Energies, Vol. 19, Pages 1495: Model-Agnostic, Probabilistic, Hour-Ahead Solar PV Forecasting Using Adaptive Conformal Inference
Energies doi: 10.3390/en19061495
Authors:
Vishnu Suresh
Accurate hour-ahead forecasting of solar photovoltaic (PV) power is essential for risk-aware decision-making in power systems with increasing renewables. Although recent studies emphasize complex deep learning architectures, it remains unclear whether such complexity provides tangible benefits at very short forecasting horizons, particularly when forecast uncertainty is considered. This study evaluates deterministic and probabilistic hour-ahead PV forecasting using models of varying complexity, including persistence, linear autoregressive models with exogenous inputs, ridge regression, DLinear, and a vanilla long short-term memory (LSTM) network.
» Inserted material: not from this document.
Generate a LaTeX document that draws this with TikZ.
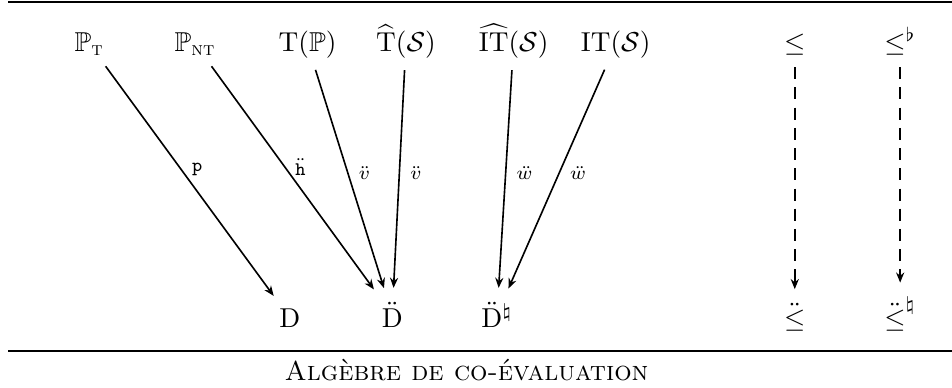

Probabilistic forecasts were constructed using a unified, model-agnostic, adaptive conformal inference framework incorporating a daily miscoverage reset tailored to the diurnal characteristics of PV generation. Deterministic results indicate that the LSTM achieves the lowest errors, with an RMSE of 0.336 kW (6.55% of rated capacity) and an MAE of 0.164 kW, compared to RMSE values of approximately 0.38–0.45 kW for linear models and persistence. Following conformal calibration, all models attain empirical prediction interval coverage close to the nominal 90% level (PICP ≈ 90.8–91.4%), with performance differences reflected in interval width and sharpness rather than coverage. Notably, linear models combined with adaptive calibration deliver probabilistic performance comparable to the LSTM at substantially lower computational cost.